I think Justice Pfeifer is giving too much away here in Para. 21, but I don’t blame him for starting the problem. Since the inception of the SO Mania two-plus decades ago, this Question is the elephant in the middle of the room that nobody has talked about – and that the ‘reformers’ and ‘supporters of the SO Mania’ wanted to stampede everybody by before anyone had a chance to think about it: How and how far can the American government go in ‘protecting’ and ‘preventing’ and still remain the American government (rather than simply behaving for all practical purposes like the French Revolutionary or Soviet government, but under the disguise of the familiar old Constitutional pieties)?

Now this is a political hot-potato. Because this Protection-and-Prevention trope is the centerpiece and efflorescence of Victimist law and the more radical or core versions of Law as it serves the Feminist Agenda. And nobody has wanted to suggest that those still politically-connected advocacies are actually introducing as ‘progress’ and ‘reform’ legal changes which are compatible only with the French-Revolutionary or the Soviet legal universes and not with the fundamentally and genuinely American legal universe and its ethos and Vision.

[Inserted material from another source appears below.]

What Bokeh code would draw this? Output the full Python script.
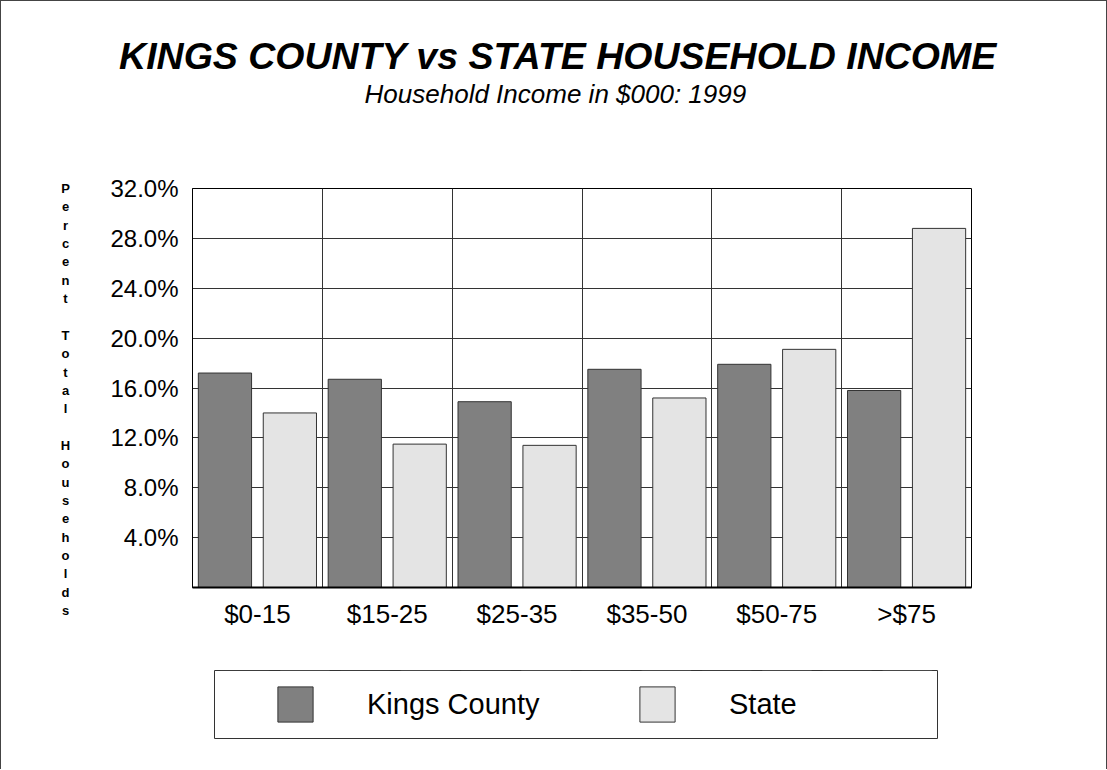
from bokeh.plotting import figure
from bokeh.models import (ColumnDataSource, FactorRange, Range1d, FixedTicker,
                          PrintfTickFormatter, Label, Legend, LegendItem, Spacer)
from bokeh.transform import dodge
from bokeh.layouts import column, row
from bokeh.embed import file_html
from bokeh.resources import INLINE

# ---------------- data ----------------
categories = ["$0-15", "$15-25", "$25-35", "$35-50", "$50-75", ">$75"]
kings_county = [17.2, 16.7, 14.9, 17.5, 17.9, 15.8]
state = [14.0, 11.5, 11.4, 15.2, 19.1, 28.8]
y_ticks = [4.0, 8.0, 12.0, 16.0, 20.0, 24.0, 28.0, 32.0]
series_names = ["Kings County", "State"]
series_colors = ["#808080", "#e4e4e4"]
title_text = "KINGS COUNTY vs STATE HOUSEHOLD INCOME"
subtitle_text = "Household Income in $000:  1999"
y_label = "Percent Total Households"

FONT = "Liberation Sans"
TOTAL_W = 1105
Y_MAX = 32.0

# ---------------- layout geometry (pixels) ----------------
HEAD_H = 140            # header strip with the titles
SIDE_W = 100            # strip holding the stacked y label
MAIN_W = TOTAL_W - SIDE_W
MAIN_H = 528
BL, BR, BT, BB = 91, 135, 47, 82


def plain_fig(w, h, xr, yr):
    f = figure(width=w, height=h, x_range=xr, y_range=yr, output_backend="svg",
               toolbar_location=None, tools="", x_axis_type=None, y_axis_type=None,
               min_border=0, title=None)
    f.outline_line_color = None
    f.background_fill_color = "white"
    f.border_fill_color = "white"
    return f


# ---------------- header (titles) ----------------
head = plain_fig(TOTAL_W, HEAD_H, Range1d(0, TOTAL_W), Range1d(HEAD_H, 0))
head.add_layout(Label(x=556.5, y=54.3, text=title_text, text_align="center",
                      text_baseline="alphabetic", text_font=FONT,
                      text_font_size="37.5px", text_font_style="bold italic",
                      text_color="black"))
head.add_layout(Label(x=557.5, y=92.8, text=subtitle_text, text_align="center",
                      text_baseline="alphabetic", text_font=FONT,
                      text_font_size="26px", text_font_style="italic",
                      text_color="black"))

# ---------------- stacked y label ----------------
side = plain_fig(SIDE_W, MAIN_H, Range1d(0, SIDE_W), Range1d(MAIN_H, 0))
step = 18.35
for i, ch in enumerate(y_label):
    if ch == " ":
        continue
    side.add_layout(Label(x=64, y=BT + i * step, text=ch, text_align="center",
                          text_baseline="middle", text_font=FONT,
                          text_font_size="13px", text_font_style="bold",
                          text_color="black"))

# ---------------- main chart ----------------
src = ColumnDataSource(data=dict(cat=categories, kings=kings_county, state=state))

p = figure(width=MAIN_W, height=MAIN_H, x_range=FactorRange(*categories),
           y_range=Range1d(0, Y_MAX), output_backend="svg",
           toolbar_location=None, tools="", title=None,
           min_border_left=BL, min_border_right=BR,
           min_border_top=BT, min_border_bottom=BB)
p.background_fill_color = "white"
p.border_fill_color = "white"
p.outline_line_color = "black"
p.outline_line_width = 1

bar_w = 0.41
p.vbar(x=dodge("cat", -0.25, range=p.x_range), top="kings", width=bar_w,
       source=src, fill_color=series_colors[0], line_color="#333333", line_width=1)
p.vbar(x=dodge("cat", 0.25, range=p.x_range), top="state", width=bar_w,
       source=src, fill_color=series_colors[1], line_color="#333333", line_width=1)

p.yaxis.ticker = FixedTicker(ticks=y_ticks)
p.yaxis.formatter = PrintfTickFormatter(format="%.1f%%")
p.yaxis.major_tick_out = 0
p.yaxis.major_tick_in = 0
p.yaxis.minor_tick_out = 0
p.yaxis.minor_tick_in = 0
p.yaxis.major_label_standoff = 14
p.yaxis.major_label_text_font = FONT
p.yaxis.major_label_text_font_size = "24px"
p.yaxis.major_label_text_color = "black"
p.yaxis.axis_line_color = "black"

p.xaxis.major_tick_out = 0
p.xaxis.major_tick_in = 0
p.xaxis.major_label_standoff = 11
p.xaxis.major_label_text_font = FONT
p.xaxis.major_label_text_font_size = "26px"
p.xaxis.major_label_text_color = "black"
p.xaxis.axis_line_color = "black"
p.xaxis.axis_line_width = 2

p.ygrid.ticker = FixedTicker(ticks=y_ticks)
p.ygrid.grid_line_color = "#333333"
p.ygrid.grid_line_width = 1
p.xgrid.ticker = FixedTicker(ticks=[float(i) for i in range(1, len(categories))])
p.xgrid.grid_line_color = "#333333"
p.xgrid.grid_line_width = 1

# ---------------- legend panel ----------------
LW, LH = 725, 70
leg = figure(width=LW, height=LH, x_range=FactorRange(*categories),
             y_range=Range1d(-2, -1), output_backend="svg", toolbar_location=None,
             tools="", x_axis_type=None, y_axis_type=None, title=None,
             min_border_left=1, min_border_right=1, min_border_top=1,
             min_border_bottom=1)
leg.outline_line_color = "#333333"
leg.outline_line_width = 1
leg.background_fill_color = "white"
leg.border_fill_color = "white"
# the same series drawn into the legend panel (outside its visible range) so that
# the legend swatches come from real renderers
r_k = leg.vbar(x=dodge("cat", -0.25, range=leg.x_range), top="kings", width=bar_w,
               source=src, fill_color=series_colors[0], line_color="#333333")
r_s = leg.vbar(x=dodge("cat", 0.25, range=leg.x_range), top="state", width=bar_w,
               source=src, fill_color=series_colors[1], line_color="#333333")
legend = Legend(items=[LegendItem(label=series_names[0], renderers=[r_k]),
                       LegendItem(label=series_names[1], renderers=[r_s])],
                location=(59, 12), orientation="horizontal",
                glyph_width=44, glyph_height=44, label_standoff=50,
                label_width=175, spacing=93, padding=0,
                border_line_color=None, background_fill_alpha=0,
                label_text_font=FONT, label_text_font_size="29px",
                label_text_color="black")
leg.add_layout(legend)

layout = column(
    head,
    row(column(side), column(p)),
    row(Spacer(width=212, height=LH), leg),
    Spacer(width=TOTAL_W, height=30),
    styles={"border-left": "1px solid #444", "border-top": "1px solid #444",
            "border-right": "1px solid #444"},
)

open("out.html", "w").write(file_html(layout, INLINE))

But I am suggesting that this Question must be posed. And I would also point out in support of my thought that in this nation’s foreign policy in the past two decades We have seen essentially French Revolutionary or Soviet principles and practices declared to be as American as apple pie: Preventive war? Torture? Abduction without warrant and across international borders? Invasion and occupation for the purpose of Liberation or simply regime-change? Imprisonment upon the mere declaration of government executive authority? And such imprisonment to be of unlimited duration? Arrest or abduction merely on the say-so of a party who may well have an interest in eliminating the accused? No possibility of habeas corpus or judicial review of one’s imprisonment? (Somewhere in here I think a line was crossed into Nazi vision and ethos.)

Yet I would say that We have seen all of these repellent and genuinely anti-American principles and practices presaged in the SO Mania Regime and its older twin the Domestic Violence Regime, and in the fundamental principles, visions, objectives, and universes of Victimist law.

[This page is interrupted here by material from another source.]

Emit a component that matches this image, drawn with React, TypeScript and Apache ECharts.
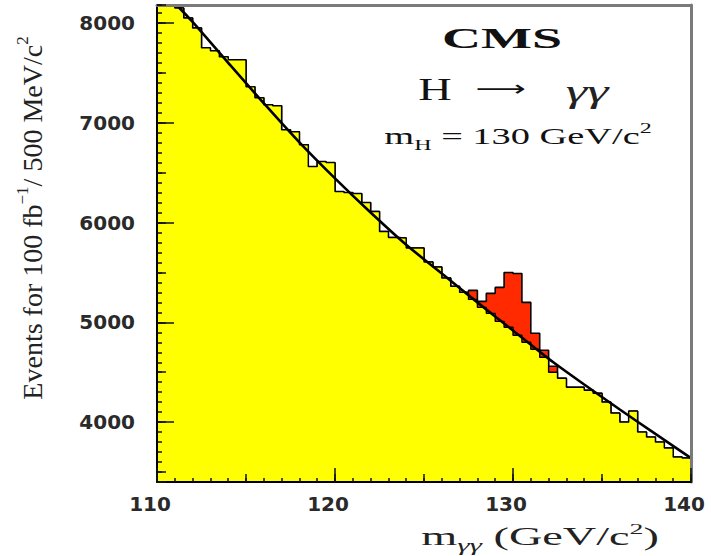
import React, { useEffect, useRef } from 'react';
import * as echarts from 'echarts';

// Histogram: 60 bins of 0.5 GeV from 110 to 140 GeV
const BIN_START = 110;
const BIN_WIDTH = 0.5;

// Background (yellow) events per bin
const background = [
  8400, 8300, 8150, 8050, 7950, 7750, 7720, 7660, 7630, 7630,
  7360, 7250, 7180, 7170, 6930, 6910, 6780, 6560, 6610, 6600,
  6310, 6300, 6290, 6200, 6110, 5910, 5850, 5845, 5745, 5745,
  5604, 5554, 5444, 5360, 5300, 5230, 5150, 5090, 5010, 4950,
  4870, 4800, 4730, 4650, 4500, 4440, 4350, 4350, 4320, 4290,
  4200, 4090, 4000, 4110, 3900, 3850, 3800, 3740, 3650, 3640,
];

// Higgs signal (red) events per bin, stacked on the background
const signal = [
  0, 0, 0, 0, 0, 0, 0, 0, 0, 0,
  0, 0, 0, 0, 0, 0, 0, 0, 0, 0,
  0, 0, 0, 0, 0, 0, 0, 0, 0, 0,
  0, 0, 0, 0, 0, 90, 60, 200, 340, 550,
  620, 400, 160, 70, 60, 0, 0, 0, 0, 0,
  0, 0, 0, 0, 0, 0, 0, 0, 0, 0,
];

// Background fit curve
const fitMass = [111.1, 112, 114, 116, 118, 120, 122, 124, 126, 128, 130, 132, 134, 136, 138, 140];
const fitEvents = [8180, 8010, 7600, 7195, 6803, 6442, 6100, 5777, 5490, 5200, 4918, 4635, 4377, 4127, 3882, 3640];

const X_MIN = 110;
const X_MAX = 140;
const Y_MIN = 3400;
const Y_MAX = 8180;

const LABEL_FONT = {
  fontFamily: 'DejaVu Sans',
  fontWeight: 'bold' as const,
  fontSize: 20,
  color: '#2a2a2a',
};

const SERIF = 'Liberation Serif';

function stepData(values: number[]) {
  const pts: number[][] = values.map((v, k) => [BIN_START + k * BIN_WIDTH, v]);
  pts.push([BIN_START + values.length * BIN_WIDTH, values[values.length - 1]]);
  return pts;
}

function centeredText(x: number, y: number, scaleX: number, style: any, rotation = 0) {
  return {
    type: 'text',
    x,
    y,
    scaleX,
    rotation,
    z: 20,
    style: {
      align: 'center',
      verticalAlign: 'middle',
      textAlign: 'center',
      textVerticalAlign: 'middle',
      fill: '#1a1a1a',
      ...style,
    },
  };
}

export default function App() {
  const ref = useRef<HTMLDivElement>(null);

  useEffect(() => {
    if (!ref.current) return;
    const chart = echarts.init(ref.current, null, { renderer: 'svg' });

    const total = background.map((v, k) => v + signal[k]);

    const tickAxisX = (interval: number, length: number) => ({
      type: 'value',
      min: X_MIN,
      max: X_MAX,
      interval,
      position: 'bottom',
      offset: 0,
      z: 10,
      axisLine: { show: false, onZero: false },
      axisTick: { show: true, inside: true, length, lineStyle: { color: '#111', width: 1.5 } },
      axisLabel: { show: false },
      splitLine: { show: false },
    });

    const option: any = {
      animation: false,
      backgroundColor: '#ffffff',
      grid: { left: 157, right: 20, top: 5, bottom: 74, containLabel: false },
      xAxis: [
        {
          type: 'value',
          min: X_MIN,
          max: X_MAX,
          interval: 10,
          position: 'bottom',
          offset: 0,
          z: 10,
          axisLine: { onZero: false, lineStyle: { color: '#000', width: 2 } },
          axisTick: { inside: true, length: 14, lineStyle: { color: '#111', width: 1.5 } },
          axisLabel: { ...LABEL_FONT, margin: 12, padding: [0, 14, 0, 0] },
          splitLine: { show: false },
        },
        tickAxisX(5, 8),
        tickAxisX(1, 4),
        {
          type: 'value',
          min: X_MIN,
          max: X_MAX,
          position: 'top',
          z: 10,
          axisLine: { onZero: false, lineStyle: { color: '#7a7a7a', width: 3 } },
          axisTick: { show: false },
          axisLabel: { show: false },
          splitLine: { show: false },
        },
      ],
      yAxis: [
        {
          type: 'value',
          min: Y_MIN,
          max: Y_MAX,
          splitNumber: 5,
          minInterval: 1000,
          maxInterval: 1000,
          position: 'left',
          offset: 0,
          z: 10,
          axisLine: { onZero: false, lineStyle: { color: '#000', width: 2 } },
          axisTick: { inside: true, length: 17, lineStyle: { color: '#111', width: 1.5 } },
          axisLabel: {
            ...LABEL_FONT,
            margin: 22,
            showMinLabel: false,
            showMaxLabel: false,
            formatter: (v: number) => (v % 1000 === 0 ? String(v) : ''),
          },
          splitLine: { show: false },
        },
        {
          type: 'value',
          min: Y_MIN,
          max: Y_MAX,
          splitNumber: 10,
          minInterval: 500,
          maxInterval: 500,
          position: 'left',
          offset: 0,
          z: 10,
          axisLine: { show: false, onZero: false },
          axisTick: { inside: true, length: 9, lineStyle: { color: '#111', width: 1.5 } },
          axisLabel: { show: false },
          splitLine: { show: false },
        },
        {
          type: 'value',
          min: Y_MIN,
          max: Y_MAX,
          interval: 100,
          position: 'left',
          offset: 0,
          z: 10,
          axisLine: { show: false, onZero: false },
          axisTick: { inside: true, length: 5, lineStyle: { color: '#111', width: 1.5 } },
          axisLabel: { show: false },
          splitLine: { show: false },
        },
        {
          type: 'value',
          min: Y_MIN,
          max: Y_MAX,
          position: 'right',
          z: 10,
          axisLine: { onZero: false, lineStyle: { color: '#7a7a7a', width: 3 } },
          axisTick: { show: false },
          axisLabel: { show: false },
          splitLine: { show: false },
        },
      ],
      series: [
        {
          name: 'signal+background',
          type: 'line',
          step: 'end',
          xAxisIndex: 0,
          yAxisIndex: 0,
          data: stepData(total),
          symbol: 'none',
          z: 2,
          lineStyle: { color: '#000', width: 1.6 },
          areaStyle: { color: '#ff2a00', opacity: 1, origin: 'start' },
        },
        {
          name: 'background',
          type: 'line',
          step: 'end',
          xAxisIndex: 0,
          yAxisIndex: 0,
          data: stepData(background),
          symbol: 'none',
          z: 3,
          lineStyle: { color: '#000', width: 1.4 },
          areaStyle: { color: '#ffff00', opacity: 1, origin: 'start' },
        },
        {
          name: 'fit',
          type: 'line',
          xAxisIndex: 0,
          yAxisIndex: 0,
          data: fitMass.map((m, i) => [m, fitEvents[i]]),
          symbol: 'none',
          smooth: 0.3,
          z: 4,
          lineStyle: { color: '#000', width: 2.6 },
        },
      ],
      graphic: [
        centeredText(
          32,
          218,
          1,
          {
            text: '{a|Events for 100 fb}{s|−1}{a|/ 500 MeV/c}{s|2}',
            fill: '#222',
            rich: {
              a: { fontFamily: SERIF, fontSize: 28, lineHeight: 36, fill: '#222' },
              s: { fontFamily: SERIF, fontSize: 17, lineHeight: 19, verticalAlign: 'top', fill: '#222' },
            },
          },
          Math.PI / 2
        ),
        centeredText(540, 537, 1.85, {
          text: '{a|m}{g|γγ}{a| (GeV/c}{s|2}{a|)}',
          fill: '#222',
          rich: {
            a: { fontFamily: SERIF, fontSize: 25, lineHeight: 32, fill: '#222' },
            g: { fontFamily: SERIF, fontStyle: 'italic', fontSize: 17, lineHeight: 20, verticalAlign: 'bottom', fill: '#222' },
            s: { fontFamily: SERIF, fontSize: 15, lineHeight: 18, verticalAlign: 'top', fill: '#222' },
          },
        }),
        centeredText(502, 38, 1.8, {
          text: 'CMS',
          fontFamily: SERIF,
          fontWeight: 'bold',
          fontSize: 30,
          fill: '#111',
        }),
        centeredText(435, 89, 1.45, {
          text: 'H',
          fontFamily: SERIF,
          fontSize: 32,
          fill: '#111',
        }),
        centeredText(501, 89, 1.6, {
          text: '⟶',
          fontFamily: 'DejaVu Sans',
          fontSize: 22,
          fill: '#111',
        }),
        centeredText(587, 92, 1.75, {
          text: 'γγ',
          fontFamily: SERIF,
          fontStyle: 'italic',
          fontSize: 31,
          fill: '#222',
        }),
        centeredText(518, 136, 1.6, {
          text: '{a|m}{b|H}{a| = 130 GeV/c}{s|2}',
          fill: '#111',
          rich: {
            a: { fontFamily: SERIF, fontSize: 24, lineHeight: 32, fill: '#111' },
            b: { fontFamily: SERIF, fontSize: 15, lineHeight: 20, verticalAlign: 'bottom', fill: '#111' },
            s: { fontFamily: SERIF, fontSize: 15, lineHeight: 18, verticalAlign: 'top', fill: '#111' },
          },
        }),
      ],
    };

    chart.setOption(option);
    return () => chart.dispose();
  }, []);

  return (
    <div
      ref={ref}
      style={{ position: 'fixed', left: 0, top: 0, width: 711, height: 556, background: '#fff' }}
    />
  );
}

So I am very pleased with the courage shown by the Ohio Supreme Court (it had two Dissenters who basically say that There isn’t any real change to stuff we’ve already said was OK). But there is a long long way to go. Because whether the government cash runs out or not, the most profound damage has been done to the genuinely American universe of legal and political values, and it has all been done ‘in secret’, under the cover and pretext of ‘reform’ and ‘change’ when really it has been a steady flow of corruption and decay in the vital Ideals of the American Experiment.

We can’t hide from that awful reality forever. Or for much longer.

NOTES

*Current US House Bill H.R. 2596, in Title II,  proposes a budget for the Justice Department. (See here for link to Bill’s linked subheadings; scroll down to ‘state and local enforcement assistance’ and you will see in subheading “(25)” that out of 437 billion dollars or so allotted to the Justice Department, 9 million is allotted to “assist State and local law enforcement to locate, arrest, and prosecute child sexual predators and exploiters, and to enforce sex offender registration laws”. Whether this represents all of the monies ‘available’ (whatever that means in terms of today’s government budget realities) to keep this Thing going, or whether there are other pots and crannies where monies can be hidden for it, or whether this is just a desperate government’s last Grand Deception to keep it’s ‘bases’ happy … is anybody’s guess. You can look at the entire Bill here .

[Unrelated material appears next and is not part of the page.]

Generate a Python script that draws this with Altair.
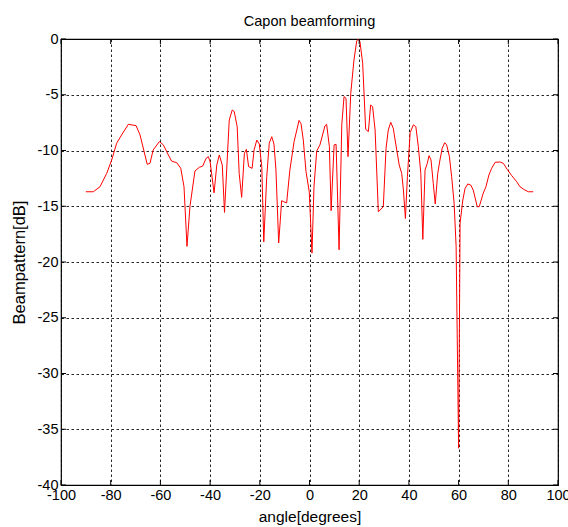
import altair as alt
import pandas as pd

# Capon beampattern samples: steering angle (degrees) and response (dB)
angles = [
    -90, -87, -84.3, -81.6, -79.6, -77.6, -75.6, -72.9, -69.8, -68.2,
    -65.3, -64.2, -62.9, -60.4, -58.8, -56.8, -55.5, -53.4, -51.8, -50.5,
    -49.3, -48.1, -46.1, -44.3, -43, -41.6, -40.7, -40.0, -38.4, -37.3,
    -36.3, -35.1, -34.2, -32.3, -31.1, -30.3, -29.1, -28.3, -27.3, -26.2,
    -25.4, -24.5, -23.1, -22.3, -21.2, -20.2, -19.2, -18.4, -17.2, -16.2,
    -15.2, -14.3, -13.5, -12.4, -11.2, -10.3, -9.2, -7.9, -6.2, -4.2,
    -3.4, -2.5, -1.4, -0.1, 1.0, 1.8, 2.9, 4.2, 6.2, 6.9,
    8.0, 8.7, 9.9, 10.7, 11.9, 13.0, 13.9, 14.7, 15.5, 16.6,
    17.9, 19.0, 19.6, 20.3, 21.4, 22.6, 23.7, 24.6, 25.4, 26.4,
    27.7, 29.7, 30.8, 31.7, 32.7, 33.7, 35.1, 36.1, 37.1, 37.8,
    38.6, 39.4, 40.5, 41.8, 42.8, 43.8, 44.8, 45.6, 46.5, 47.4,
    48.1, 48.9, 49.8, 50.6, 51.6, 52.5, 53.4, 54.4, 55.2, 56.3,
    57.2, 58.2, 59.0, 60.0, 60.6, 61.7, 62.6, 63.7, 64.9, 65.9,
    67.5, 68.3, 69.9, 71.0, 72.2, 73.3, 74.7, 76.7, 78.0, 79.6,
    81.4, 83.4, 84.7, 86.7, 88.1, 90,
]
pattern_db = [
    -13.7, -13.7, -13.25, -12.05, -10.85, -9.35, -8.6, -7.65, -7.77, -8.6,
    -11.24, -11.15, -9.95, -9.2, -9.5, -10.4, -10.95, -11.1, -11.6, -13.25,
    -18.6, -15.0, -11.84, -11.5, -11.4, -10.7, -10.55, -11.0, -13.8, -11.3,
    -10.4, -11.3, -15.55, -7.27, -6.37, -6.5, -7.86, -12.05, -14.2, -10.25,
    -9.9, -11.45, -11.6, -9.95, -9.06, -9.42, -11.45, -18.2, -12.35, -9.35,
    -8.76, -9.42, -11.75, -18.3, -14.5, -14.6, -14.7, -11.75, -9.2, -7.3,
    -7.6, -9.06, -11.9, -13.7, -19.2, -13.25, -10.05, -9.5, -7.8, -7.65,
    -9.66, -15.4, -9.5, -9.45, -18.9, -7.65, -5.17, -5.32, -10.55, -4.87,
    -1.88, -0.18, -0.03, -0.24, -2.18, -8.1, -8.3, -5.92, -6.07, -8.16,
    -15.5, -15.04, -9.8, -8.16, -7.47, -8.0, -9.95, -11.3, -12.05, -13.55,
    -16.1, -12.35, -8.4, -7.7, -7.86, -9.66, -12.05, -17.97, -11.75, -11.15,
    -10.46, -10.85, -12.94, -14.8, -12.05, -10.85, -9.8, -9.3, -9.5, -10.55,
    -12.35, -14.74, -18.6, -36.7, -16.5, -14.44, -13.4, -13.0, -13.1, -13.55,
    -15.04, -15.04, -13.84, -13.25, -12.2, -11.6, -11.06, -11.03, -11.15, -11.7,
    -12.26, -12.8, -13.25, -13.55, -13.7, -13.7,
]

x_ticks = list(range(-100, 101, 20))
y_ticks = list(range(-40, 1, 5))

W, H = 497, 446
FONT = "Liberation Sans"
TICK_LEN = 5

df = pd.DataFrame({"angle": angles, "db": pattern_db})
xt = pd.DataFrame({"v": x_ticks})
yt = pd.DataFrame({"v": y_ticks})

x_scale = alt.Scale(domain=[-100, 100], nice=False, zero=False)
y_scale = alt.Scale(domain=[-40, 0], nice=False, zero=False)

grid_dash = [2.5, 2.5]

x_axis = alt.Axis(
    values=x_ticks, labelExpr="datum.value + ''", grid=True, gridDash=grid_dash,
    gridColor="#000000", gridOpacity=0.85, gridWidth=1, domain=False, ticks=False,
    labelFont=FONT, labelFontSize=14.5, labelColor="#000000", labelPadding=3,
    title="angle[degrees]", titleFont=FONT, titleFontSize=15.5, titleFontWeight="normal",
    titleColor="#000000", titleY=36, titleBaseline="alphabetic", labelFlush=False,
)
y_axis = alt.Axis(
    values=y_ticks, labelExpr="datum.value + ''", grid=True, gridDash=grid_dash,
    gridColor="#000000", gridOpacity=0.85, gridWidth=1, domain=False, ticks=False,
    labelFont=FONT, labelFontSize=14.5, labelColor="#000000", labelPadding=3,
    title="Beampattern[dB]", titleFont=FONT, titleFontSize=16.5, titleFontWeight="normal",
    titleColor="#000000", titleX=-37, titleY=H / 2, titleBaseline="alphabetic",
    titleAngle=270, labelFlush=False,
)

curve = alt.Chart(df).mark_line(color="#ff0000", strokeWidth=1, interpolate="linear").encode(
    x=alt.X("angle:Q", scale=x_scale, axis=x_axis),
    y=alt.Y("db:Q", scale=y_scale, axis=y_axis),
)

# inward tick marks on all four sides of the box
tick_style = dict(color="#000000", strokeWidth=1)
bottom_ticks = alt.Chart(xt).mark_rule(**tick_style).encode(
    x=alt.X("v:Q", scale=x_scale), y=alt.value(H), y2=alt.value(H - TICK_LEN)
)
top_ticks = alt.Chart(xt).mark_rule(**tick_style).encode(
    x=alt.X("v:Q", scale=x_scale), y=alt.value(0), y2=alt.value(TICK_LEN)
)
left_ticks = alt.Chart(yt).mark_rule(**tick_style).encode(
    y=alt.Y("v:Q", scale=y_scale), x=alt.value(0), x2=alt.value(TICK_LEN)
)
right_ticks = alt.Chart(yt).mark_rule(**tick_style).encode(
    y=alt.Y("v:Q", scale=y_scale), x=alt.value(W), x2=alt.value(W - TICK_LEN)
)

chart = alt.layer(curve, bottom_ticks, top_ticks, left_ticks, right_ticks).properties(
    width=W,
    height=H,
    title=alt.TitleParams(
        "Capon beamforming", font=FONT, fontSize=14.5, fontWeight="normal",
        color="#000000", anchor="middle", frame="group", offset=13, baseline="alphabetic",
        dy=22,
    ),
    autosize=alt.AutoSizeParams(type="none"),
    padding={"left": 61, "top": 39, "right": 10, "bottom": 42},
    background="#ffffff",
).configure_view(
    stroke="#000000", strokeWidth=1.2
)

chart.save("out.html", embed_options={"renderer": "svg", "actions": False})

**This is similar to the Domestic Violence Regime’s sly conceit: to be deprived of property or relationships or assets merely on the say-so of another person is only ‘civil’, although the Court Order so depriving you carries a criminal penalty if you disobey it. This is the type of slyly lunatic Red-Queen legal ‘reasoning’ that virtually screams ‘Going through the looking-glass!’ like a warning buoy’s whistle near the rocks on a dark and stormy night.

***This particular ‘drivers license’ excuse always struck me as repellent: nobody could mind being publicized as the practicing holder of a drivers license. But to be publicized as a ‘sex offender’, given the huge elasticity of the definition and the potent poisoning of the public’s mind by government and determined advocacies alike and abetted by sensationalist and cash-hungry media … THAT wasn’t at all the same thing as renewing a drivers license. I would also say that while a drivers license is a privilege, a good name and reputation are a right that, if not enshrined in the Constitution was omitted merely because it was beyond the imagination of any Framer that any US government or official would ever imagine that the government had any right to fatally and deliberately damage it.

Nor can you make a case that SORNA was the equivalent of a doctor convicted of malpractice having his license to practice revoked and having that information put up on the special state website for Doctors’ Information. While malpractice is narrowly and specifically defined, and the registration would only prevent an un-credentialed doctor from practicing illegally in the State, the SO Registry effectively wrecks residence, employment and educational opportunities, and prevents any significant or substantial amount of social interaction at all. And while a malpractice finding does not impugn a doctor’s essential personhood or cast into doubt his/her inclusion among the ranks of human beings and Citizens, naming anybody officially with the ‘Sex Offender’ or ‘Sex Predator’ label constitutes nothing less than a government-approved (and, treacherously, abetted) denial of that person’s essential humanity and the ability and right to further conduct a human life. And a national registry (or linked-registries) simply amplifies any State’s labeling across the entire nation.

****I would add here that there is a lethal and large probability that in an age of interlinked government databases all sorts of nasty mischief could arise, especially since information is now exchanged almost automatically between ostensibly unrelated systems with no notification to the individual concerned (consider, for example, the whole Homeland Security network and its tentacles). And this doesn’t include the myriad possibilities of internet entrepreneurs who either buy or hack information (accurate or not) and then deploy large search-engine programs to ‘track’ a targeted name or social security number or what-have-you.

*****And again, you see here the nonsensical paths that these malevolent Mania energies will take when un-boundaried by rationality or actuality: a non-child-oriented sex-offender is not going to have any SO-relevant interest in ‘children’. Yet in the public mind and in public Law there is nothing but a vast fused, molten mass of un-truth, anti-truth, half-truth, and fear-driven phantasmagoria, all shrewdly abetted and endorsed by government and amplified by media.




ADDENDUM

I want to invite your attention to an Amicus Brief filed on behalf of George Williams by the Texas Association Against Sexual Assault; the text is here (L8). Although I haven’t had enough chance to read all the supporting Filings in this case – and there are several Amicus Briefs for George Williams – this one caught my eye for obvious reasons: if even the advocacy groups are sensing that the Mania has gone too far for too long and is achieving nothing, then that is certainly a development to be carefully considered.
The point that immediately strikes me is this: if this Filing represents even a significant fraction of the advocacy assessment and opinion of sex-offense laws, then what pressures existing in the overall Mania mix resulted in the mess that is AWA?